The top line:
– Three-quarters say they are well-informed about the Iraq War
– 60 percent have seen at least one memorable story about the war’s impact
– 86 percent believe the war has had an impact on life in the U.S.
– One in five had a relative serve or is now serving (18 percent) in the war
– 33 percent of respondents get their war news from TV, 28 percent from Web sites and 12 percent from either radio and newspapers.
But wait for this little gem buried in the press release:
When asked about the news coverage of the Iraq war, most (80%) say the coverage has been fair or poor. When respondents were asked to pick what coverage they would like to see more of, stories about the Iraqi government and the Iraqi people were the two most chosen (68% each), followed by stories about returning soldiers (58%), stories about how war has impacted communities here in the U.S. (57%),and news about areas in Iraq where there is not regular conflict (56%). Casualty reports (32%) were the least chosen area of coverage. [Emphasis mine]
So if the coverage is "fair or poor" how can folks feel well-informed? And further, the results get even screwier: 90 percent of the survey takers claim that they are active news consumers.
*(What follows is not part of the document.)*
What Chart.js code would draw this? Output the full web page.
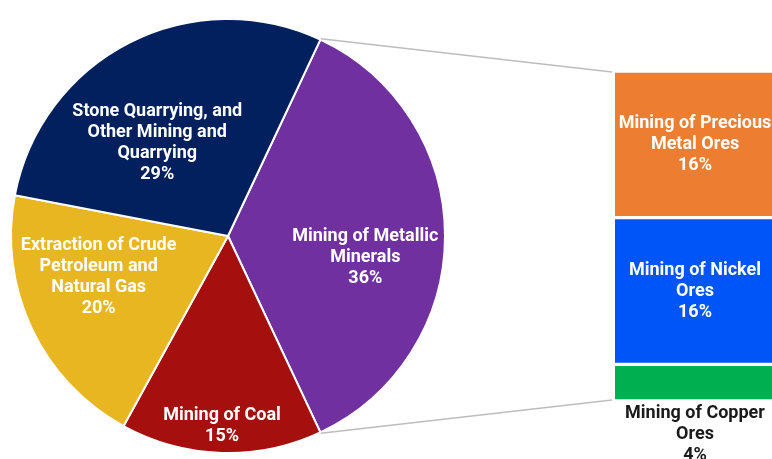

Seriously? With ratings and newspaper circulation at record lows and still dropping either this is an extremely plugged-in (and unrepresentative) sample or somebody’s not willing to admit that they’re watching Dateline NBC’s "To Catch a Predator" rather than The Jim Lehrer News Hour.
Last, aren’t we also fighting a war in Afghanistan ostensibly to go after the guy that attacked our nation? You know that Osama bin Laden fellow?
That war doesn’t rate any attention, Mr. Zogby?